The building enters into a gift shop, which doesn't seem to be a part of the house's original 1740 design (the room itself, obviously she didn't have a gift shop). The self guided tour begins next, touring one through the main house, up and down winding stairs. Plaques dot the walls, celebrating the legend of Betsy Ross's creation of the first American flag. The guided tour, on the other hand, barely mentions it. Instead, the guided tour leads the listener through the life of Betsy Ross while describing the various rooms in Betsy's small house. The audio is littered with testimonials from Betsy Ross, which were quite clearly things she never said nor wrote. The tour itself is as small as the colonial house, ending after some 15 minutes. One must then return to the gift shop to return the audio device (not to mention, the audio specifically asks you to visit the gift shop).

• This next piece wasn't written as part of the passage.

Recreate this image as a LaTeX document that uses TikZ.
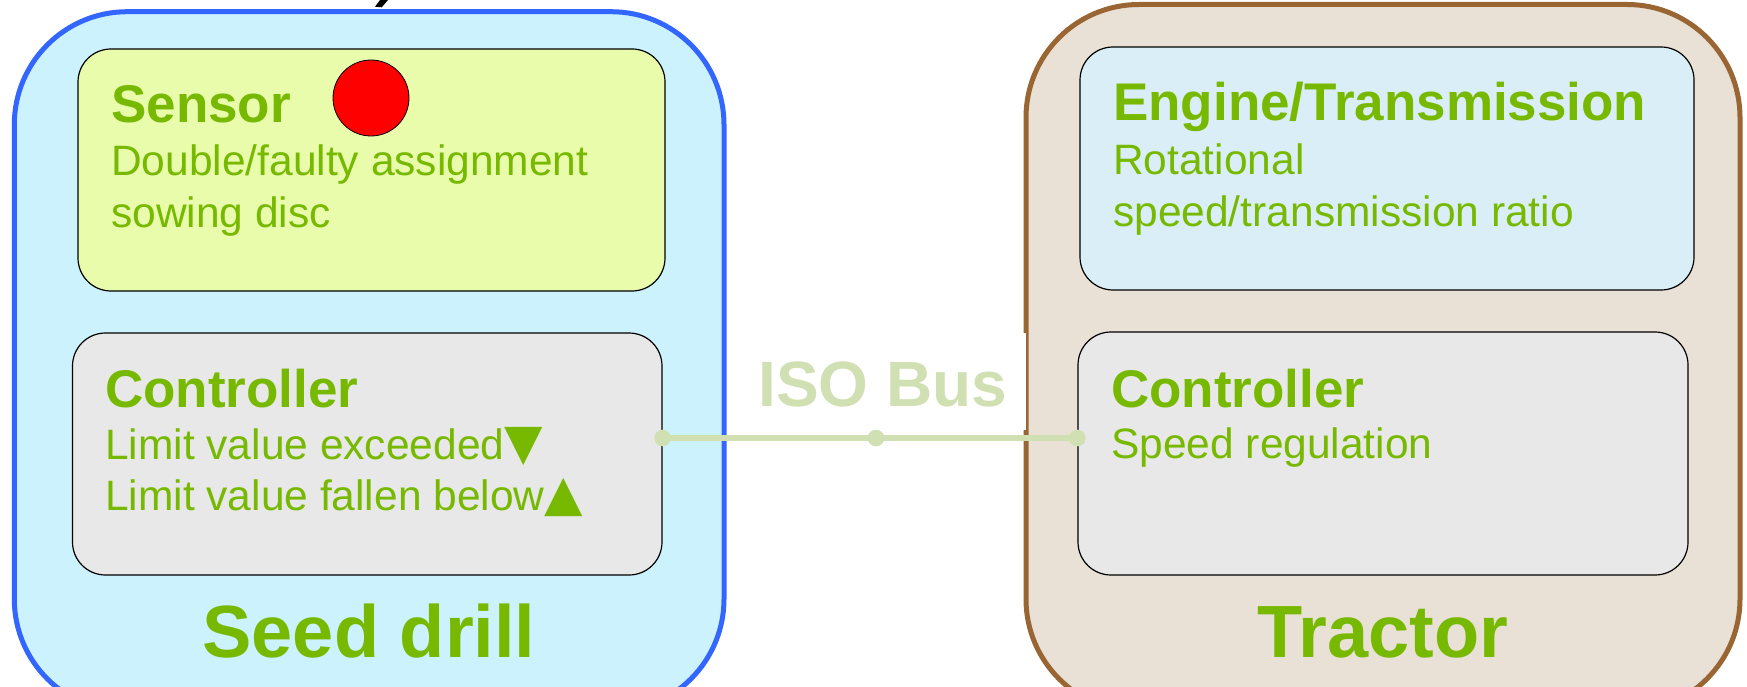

If ever one of our field trips related to the readings, this was it. This place was the model of a house museum. The Betsy Ross House, on a smaller scale, attempts to accomplish much of what Colonial Williamsburg does. The house uses objects and buildings to contextualize history. The house also encourages nationalism through the narrative of Betsy Ross as a hard working early American. The place exists as a historical site, and there's no reason to think that Betsy Ross didn't reside there. However, the legend of her telling George Washington to can his six-pointed stars in favor of her simple five-pointed stars is likely a lot of exaggeration. There is no documentation to prove that Ross singlehandedly created the flag, and it is more likely that she was a member of a collaboration. In this way, the Betsy Ross House seems to function like every other house museum. It is a genuine historic site, but it spreads a fair bit of fiction. Because the place must hold up in a changing modern world, some facts are stretched to keep it interesting and valuable. This is the strange condition that all house museums find themselves in, and it is these faults that make them so interesting to study.